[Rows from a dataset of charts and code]

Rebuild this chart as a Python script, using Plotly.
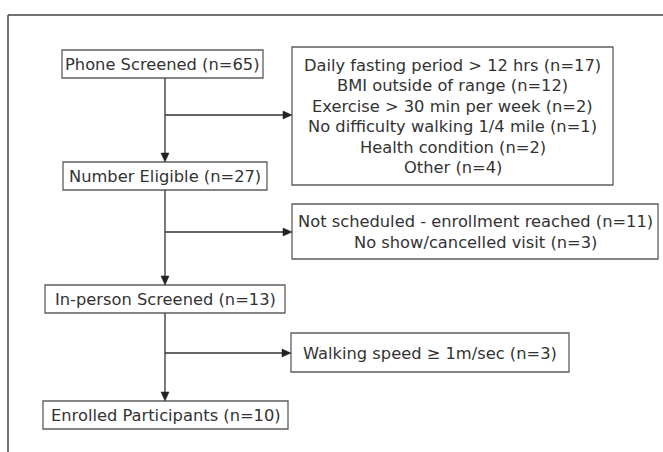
import plotly.graph_objects as go

# ---------------- data ----------------
stages = ["Phone Screened", "Number Eligible", "In-person Screened", "Enrolled Participants"]
stage_n = [65, 27, 13, 10]

excl_reasons_1 = ["Daily fasting period > 12 hrs", "BMI outside of range",
                  "Exercise > 30 min per week", "No difficulty walking 1/4 mile",
                  "Health condition", "Other"]
excl_n_1 = [17, 12, 2, 1, 2, 4]
excl_reasons_2 = ["Not scheduled - enrollment reached", "No show/cancelled visit"]
excl_n_2 = [11, 3]
excl_reasons_3 = ["Walking speed \u2265 1m/sec"]
excl_n_3 = [3]

# ---------------- layout (pixel geometry) ----------------
W, H = 663, 452
stage_boxes = [(62, 263, 50, 78), (63, 267, 162, 190), (45, 285, 285, 313), (43, 288, 401, 429)]
excl_boxes = [(292, 613, 47, 185), (292, 658, 204, 259), (291, 569, 333, 372)]
spine_x = 165
branch_y = [115, 232, 353]
line_gap = 20.4

TEXT = "#333333"
BOX = "#5e5e5e"
FONT = "DejaVu Sans"
FS = 16.3

fig = go.Figure()
shapes = []
annotations = []

# outer frame (top and left edges visible)
shapes.append(dict(type="line", x0=8, x1=W + 5, y0=15, y1=15, line=dict(color="#444444", width=1.5)))
shapes.append(dict(type="line", x0=8, x1=8, y0=15, y1=H + 5, line=dict(color="#444444", width=1.5)))

def box(b):
    x0, x1, y0, y1 = b
    shapes.append(dict(type="rect", x0=x0, x1=x1, y0=y0, y1=y1,
                       line=dict(color=BOX, width=1.3), fillcolor="white"))

def arrowhead(xt, yt, direction):
    L, hw = 9, 4
    if direction == "down":
        p = f"M {xt} {yt} L {xt-hw} {yt-L} L {xt+hw} {yt-L} Z"
    else:
        p = f"M {xt} {yt} L {xt-L} {yt-hw} L {xt-L} {yt+hw} Z"
    shapes.append(dict(type="path", path=p, fillcolor="#222222", line=dict(color="#222222", width=0.5)))

# stage boxes and texts
for i, (lab, n) in enumerate(zip(stages, stage_n)):
    b = stage_boxes[i]
    box(b)
    annotations.append(dict(x=(b[0] + b[1]) / 2, y=(b[2] + b[3]) / 2 + 0.5, text=f"{lab} (n={n})",
                            showarrow=False, xanchor="center", yanchor="middle",
                            font=dict(family=FONT, size=FS, color=TEXT)))

# spine segments with arrowheads
for i in range(3):
    y_from = stage_boxes[i][3]
    y_to = stage_boxes[i + 1][2]
    shapes.append(dict(type="line", x0=spine_x, x1=spine_x, y0=y_from, y1=y_to - 6,
                       line=dict(color="#333333", width=1.3)))
    arrowhead(spine_x, y_to, "down")

# exclusion boxes
excl = [(excl_reasons_1, excl_n_1), (excl_reasons_2, excl_n_2), (excl_reasons_3, excl_n_3)]
for i, (reasons, ns) in enumerate(excl):
    b = excl_boxes[i]
    box(b)
    yb = branch_y[i]
    shapes.append(dict(type="line", x0=spine_x, x1=b[0] - 6, y0=yb, y1=yb,
                       line=dict(color="#333333", width=1.3)))
    arrowhead(b[0], yb, "right")
    k = len(reasons)
    cy = (b[2] + b[3]) / 2
    for j, (r, n) in enumerate(zip(reasons, ns)):
        y = cy + (j - (k - 1) / 2) * line_gap + 0.5
        annotations.append(dict(x=(b[0] + b[1]) / 2, y=y, text=f"{r} (n={n})",
                                showarrow=False, xanchor="center", yanchor="middle",
                                font=dict(family=FONT, size=FS, color=TEXT)))

fig.update_layout(
    width=W, height=H,
    margin=dict(l=0, r=0, t=0, b=0),
    paper_bgcolor="white", plot_bgcolor="white",
    xaxis=dict(range=[0, W], visible=False, fixedrange=True),
    yaxis=dict(range=[H, 0], visible=False, fixedrange=True),
    shapes=shapes, annotations=annotations, showlegend=False,
)

fig.write_html("out.html", config={"displayModeBar": False},
               post_script="document.body.style.margin='0';document.body.style.overflow='hidden';")
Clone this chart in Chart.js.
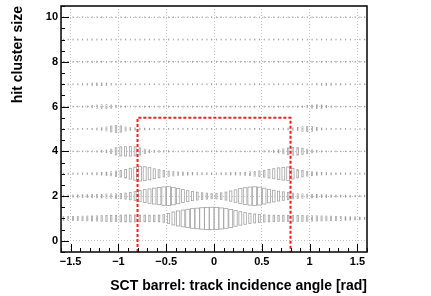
<!DOCTYPE html>
<html>
<head>
<meta charset="utf-8">
<script src="https://cdn.jsdelivr.net/npm/chart.js@4.4.1/dist/chart.umd.min.js"></script>
<style>
  body { margin: 0; background: #fff; }
  canvas { display: block; }
</style>
</head>
<body>
<canvas id="chart" width="431" height="296"></canvas>
<script>
// binning of the track incidence angle axis
const binLow = -1.6;
const binWidth = 0.05;

// box size (fraction of a full cell) per cluster size row, one value per angle bin
const size1 = [0.16, 0.17, 0.18, 0.19, 0.2, 0.21, 0.22, 0.23, 0.25, 0.26, 0.27, 0.28, 0.3, 0.31, 0.31, 0.31,
  0.3, 0.3, 0.29, 0.29, 0.3, 0.34, 0.45, 0.58, 0.67, 0.75, 0.82, 0.88, 0.92, 0.96, 0.99, 1.0,
  0.98, 0.94, 0.88, 0.8, 0.7, 0.6, 0.52, 0.46, 0.4, 0.35, 0.32, 0.3, 0.29, 0.28, 0.28, 0.28,
  0.27, 0.27, 0.26, 0.25, 0.24, 0.23, 0.22, 0.21, 0.2, 0.18, 0.17, 0.16, 0.15, 0.13, 0.12, 0.1];
const size2 = [0.08, 0.09, 0.1, 0.11, 0.12, 0.13, 0.14, 0.15, 0.16, 0.18, 0.19, 0.21, 0.24, 0.27, 0.33, 0.4,
  0.5, 0.58, 0.64, 0.71, 0.77, 0.82, 0.84, 0.78, 0.68, 0.58, 0.48, 0.41, 0.35, 0.3, 0.27, 0.24,
  0.25, 0.29, 0.36, 0.46, 0.56, 0.67, 0.75, 0.81, 0.83, 0.8, 0.71, 0.6, 0.52, 0.44, 0.38, 0.32,
  0.25, 0.21, 0.19, 0.17, 0.16, 0.14, 0.13, 0.12, 0.11, 0.1, 0.09, 0.09, 0.08, 0.07, 0.07, 0.06];
const size3 = [0.05, 0.05, 0.06, 0.06, 0.07, 0.08, 0.09, 0.1, 0.12, 0.15, 0.18, 0.24, 0.3, 0.38, 0.48, 0.58,
  0.66, 0.62, 0.54, 0.44, 0.36, 0.29, 0.23, 0.19, 0.16, 0.14, 0.12, 0.11, 0.1, 0.09, 0.09, 0.08,
  0.08, 0.09, 0.09, 0.1, 0.11, 0.12, 0.14, 0.17, 0.21, 0.25, 0.3, 0.38, 0.45, 0.52, 0.57, 0.6,
  0.48, 0.36, 0.28, 0.21, 0.17, 0.14, 0.11, 0.1, 0.09, 0.08, 0.07, 0.06, 0.06, 0.05, 0.05, 0.05];
const size4 = [0.03, 0.03, 0.03, 0.04, 0.04, 0.05, 0.05, 0.06, 0.08, 0.12, 0.2, 0.32, 0.4, 0.42, 0.42, 0.4,
  0.32, 0.2, 0.13, 0.1, 0.08, 0.07, 0.06, 0.05, 0.04, 0.04, 0.04, 0.04, 0.04, 0.04, 0.04, 0.04,
  0.04, 0.04, 0.04, 0.04, 0.04, 0.04, 0.04, 0.04, 0.04, 0.05, 0.06, 0.07, 0.09, 0.14, 0.22, 0.3,
  0.34, 0.33, 0.28, 0.2, 0.13, 0.08, 0.06, 0.05, 0.04, 0.04, 0.03, 0.03, 0.03, 0.03, 0.03, 0.03];
const size5 = [0.03, 0.03, 0.04, 0.04, 0.05, 0.05, 0.06, 0.08, 0.11, 0.18, 0.26, 0.3, 0.28, 0.18, 0.12, 0.09,
  0.08, 0.07, 0.06, 0.05, 0.05, 0.05, 0.05, 0.05, 0.05, 0.05, 0.05, 0.05, 0.05, 0.05, 0.05, 0.05,
  0.05, 0.05, 0.05, 0.05, 0.05, 0.05, 0.05, 0.05, 0.05, 0.05, 0.05, 0.05, 0.05, 0.06, 0.07, 0.08,
  0.1, 0.14, 0.2, 0.23, 0.21, 0.14, 0.09, 0.06, 0.05, 0.04, 0.04, 0.04, 0.03, 0.03, 0.03, 0.03];
const size6 = [0.03, 0.03, 0.04, 0.04, 0.05, 0.07, 0.1, 0.14, 0.17, 0.18, 0.15, 0.1, 0.07, 0.06, 0.05, 0.05,
  0.05, 0.05, 0.05, 0.05, 0.05, 0.05, 0.05, 0.05, 0.05, 0.05, 0.05, 0.05, 0.05, 0.05, 0.05, 0.05,
  0.05, 0.05, 0.05, 0.05, 0.05, 0.05, 0.05, 0.05, 0.05, 0.05, 0.05, 0.05, 0.05, 0.05, 0.05, 0.05,
  0.05, 0.05, 0.07, 0.1, 0.14, 0.16, 0.15, 0.1, 0.07, 0.05, 0.04, 0.04, 0.03, 0.03, 0.03, 0.03];
const size7 = [0.03, 0.04, 0.04, 0.05, 0.06, 0.08, 0.11, 0.12, 0.12, 0.1, 0.07, 0.05, 0.04, 0.04, 0.04, 0.04,
  0.04, 0.04, 0.04, 0.04, 0.04, 0.04, 0.04, 0.04, 0.04, 0.04, 0.04, 0.04, 0.04, 0.04, 0.04, 0.04,
  0.04, 0.04, 0.04, 0.04, 0.04, 0.04, 0.04, 0.04, 0.04, 0.04, 0.04, 0.04, 0.04, 0.04, 0.04, 0.04,
  0.04, 0.04, 0.04, 0.04, 0.05, 0.07, 0.09, 0.1, 0.09, 0.06, 0.05, 0.04, 0.04, 0.03, 0.03, 0.03];
const size8 = [0.03, 0.03, 0.04, 0.04, 0.05, 0.06, 0.07, 0.07, 0.06, 0.05, 0.04, 0.04, 0.04, 0.04, 0.04, 0.04,
  0.04, 0.04, 0.04, 0.04, 0.04, 0.04, 0.04, 0.04, 0.04, 0.04, 0.04, 0.04, 0.04, 0.04, 0.04, 0.04,
  0.04, 0.04, 0.04, 0.04, 0.04, 0.04, 0.04, 0.04, 0.04, 0.04, 0.04, 0.04, 0.04, 0.04, 0.04, 0.04,
  0.04, 0.04, 0.04, 0.04, 0.04, 0.04, 0.04, 0.05, 0.06, 0.05, 0.04, 0.04, 0.03, 0.03, 0.03, 0.03];
const size9 = [0.03, 0.04, 0.04, 0.04, 0.04, 0.05, 0.06, 0.05, 0.04, 0.04, 0.04, 0.04, 0.04, 0.04, 0.04, 0.04,
  0.04, 0.04, 0.04, 0.04, 0.04, 0.04, 0.04, 0.04, 0.04, 0.04, 0.04, 0.04, 0.04, 0.04, 0.04, 0.04,
  0.04, 0.04, 0.04, 0.04, 0.04, 0.04, 0.04, 0.04, 0.04, 0.04, 0.04, 0.04, 0.04, 0.04, 0.04, 0.04,
  0.04, 0.04, 0.04, 0.04, 0.04, 0.04, 0.04, 0.04, 0.05, 0.04, 0.04, 0.04, 0.04, 0.03, 0.03, 0.03];
const size10 = [0.03, 0.03, 0.03, 0.03, 0.03, 0.03, 0.03, 0.03, 0.03, 0.03, 0.03, 0.03, 0.03, 0.03, 0.03, 0.03,
  0.03, 0.03, 0.03, 0.03, 0.03, 0.03, 0.03, 0.03, 0.03, 0.03, 0.03, 0.03, 0.03, 0.03, 0.03, 0.03,
  0.03, 0.03, 0.03, 0.03, 0.03, 0.03, 0.03, 0.03, 0.03, 0.03, 0.03, 0.03, 0.03, 0.03, 0.03, 0.03,
  0.03, 0.03, 0.03, 0.03, 0.03, 0.03, 0.03, 0.03, 0.03, 0.03, 0.03, 0.03, 0.03, 0.03, 0.03, 0.03];

const clusterSizes = [1, 2, 3, 4, 5, 6, 7, 8, 9, 10];
const rowSizes = [size1, size2, size3, size4, size5, size6, size7, size8, size9, size10];

// red selection window
const cutX = [-0.8, -0.8, 0.8, 0.8];
const cutY = [-0.5, 5.5, 5.5, -0.5];

const xTicks = [-1.5, -1, -0.5, 0, 0.5, 1, 1.5];
const yTicks = [0, 2, 4, 6, 8, 10];

const boxPoints = [];
rowSizes.forEach((sizes, r) => {
  sizes.forEach((s, i) => {
    boxPoints.push({ x: binLow + binWidth * (i + 0.5), y: clusterSizes[r], size: s });
  });
});

const fontFamily = "'Liberation Sans', Arial, Helvetica, sans-serif";
const fmt = (v) => (v < 0 ? '\u2212' + Math.abs(v) : String(v));

// ROOT style boxes, sized on both axes by the bin content
const boxPlugin = {
  id: 'boxes',
  beforeDatasetsDraw(chart) {
    const { ctx, chartArea, scales: { x, y } } = chart;
    ctx.save();
    ctx.beginPath();
    ctx.rect(chartArea.left, chartArea.top, chartArea.right - chartArea.left, chartArea.bottom - chartArea.top);
    ctx.clip();
    ctx.strokeStyle = '#a2a2a2';
    ctx.lineWidth = 0.8;
    chart.data.datasets[0].data.forEach((p) => {
      const hw = 0.5 * binWidth * p.size;
      const hh = 0.5 * p.size;
      const x0 = x.getPixelForValue(p.x - hw);
      const x1 = x.getPixelForValue(p.x + hw);
      const y0 = y.getPixelForValue(p.y + hh);
      const y1 = y.getPixelForValue(p.y - hh);
      ctx.strokeRect(x0, y0, Math.max(x1 - x0, 0.3), Math.max(y1 - y0, 0.3));
    });
    ctx.restore();
  },
  afterDraw(chart) {
    const { ctx, chartArea: a, scales: { x, y } } = chart;
    ctx.save();
    ctx.strokeStyle = '#000';
    ctx.lineWidth = 1;
    ctx.beginPath();
    // x ticks, inside the frame
    for (let v = -1.6; v <= 1.6001; v += 0.1) {
      const major = xTicks.some((t) => Math.abs(t - v) < 1e-6);
      const px = Math.round(x.getPixelForValue(v)) + 0.5;
      ctx.moveTo(px, a.bottom);
      ctx.lineTo(px, a.bottom - (major ? 8 : 4));
    }
    // y ticks
    for (let v = -0.5; v <= 10.5001; v += 0.5) {
      const major = yTicks.some((t) => Math.abs(t - v) < 1e-6);
      const py = Math.round(y.getPixelForValue(v)) + 0.5;
      ctx.moveTo(a.left, py);
      ctx.lineTo(a.left + (major ? 8 : 4), py);
    }
    ctx.stroke();
    ctx.lineWidth = 1.6;
    ctx.strokeStyle = '#111';
    ctx.strokeRect(a.left, a.top, a.right - a.left, a.bottom - a.top);
    ctx.restore();
  }
};

new Chart(document.getElementById('chart'), {
  type: 'scatter',
  data: {
    datasets: [
      {
        label: 'hits',
        data: boxPoints,
        pointRadius: 0,
        pointHoverRadius: 0
      },
      {
        label: 'cut',
        type: 'line',
        data: cutX.map((v, i) => ({ x: v, y: cutY[i] })),
        borderColor: '#ff1a1a',
        borderWidth: 2,
        borderDash: [3, 2],
        pointRadius: 0,
        fill: false,
        tension: 0
      }
    ]
  },
  options: {
    responsive: false,
    animation: false,
    devicePixelRatio: 1,
    layout: { padding: { left: 2, right: 64, top: 6, bottom: 0 } },
    plugins: {
      legend: { display: false },
      tooltip: { enabled: false }
    },
    scales: {
      x: {
        type: 'linear',
        min: -1.6,
        max: 1.6,
        afterBuildTicks: (s) => { s.ticks = xTicks.map((v) => ({ value: v })); },
        ticks: {
          callback: fmt,
          color: '#000',
          font: { family: fontFamily, size: 11, weight: 'bold' },
          padding: 3,
          maxRotation: 0,
          autoSkip: false
        },
        grid: { color: '#c4c4c4', lineWidth: 1, drawTicks: false },
        border: { display: false, dash: [1, 2] },
        title: {
          display: true,
          text: 'SCT barrel: track incidence angle [rad]',
          align: 'end',
          color: '#000',
          font: { family: fontFamily, size: 14, weight: 'bold' },
          padding: { top: 7, bottom: 1 }
        }
      },
      y: {
        type: 'linear',
        min: -0.5,
        max: 10.5,
        afterBuildTicks: (s) => { s.ticks = yTicks.map((v) => ({ value: v })); },
        // the top label sits below the frame edge, no extra room needed
        afterFit: (s) => { s.paddingTop = 0; },
        ticks: {
          callback: fmt,
          color: '#000',
          font: { family: fontFamily, size: 11, weight: 'bold' },
          padding: 3
        },
        grid: { color: '#c4c4c4', lineWidth: 1, drawTicks: false },
        border: { display: false, dash: [1, 2] },
        title: {
          display: true,
          text: 'hit cluster size',
          align: 'end',
          color: '#000',
          font: { family: fontFamily, size: 14, weight: 'bold' },
          padding: { top: 8, bottom: 16 }
        }
      }
    }
  },
  plugins: [boxPlugin]
});
</script>
</body>
</html>
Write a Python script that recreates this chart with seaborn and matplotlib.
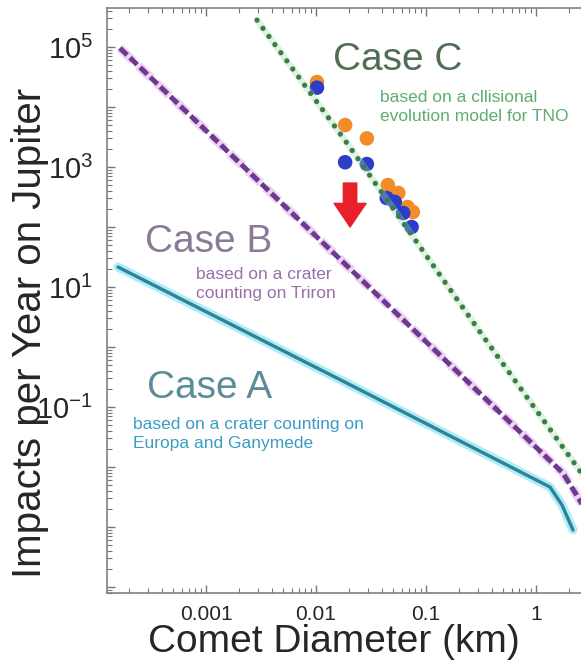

▶ **GIVEN INSTRUCTION**: Above are some records. Output exactly the lines from the one that contains "Clone this chart in Chart.js." to the one that contains "const binWidth = 0.05;", keeping both, and omit the pictures.

▶ **SOLUTION**:
Clone this chart in Chart.js.
<!DOCTYPE html>
<html>
<head>
<meta charset="utf-8">
<script src="https://cdn.jsdelivr.net/npm/chart.js@4.4.1/dist/chart.umd.min.js"></script>
<style>
  body { margin: 0; background: #fff; }
  canvas { display: block; }
</style>
</head>
<body>
<canvas id="chart" width="431" height="296"></canvas>
<script>
// binning of the track incidence angle axis
const binLow = -1.6;
const binWidth = 0.05;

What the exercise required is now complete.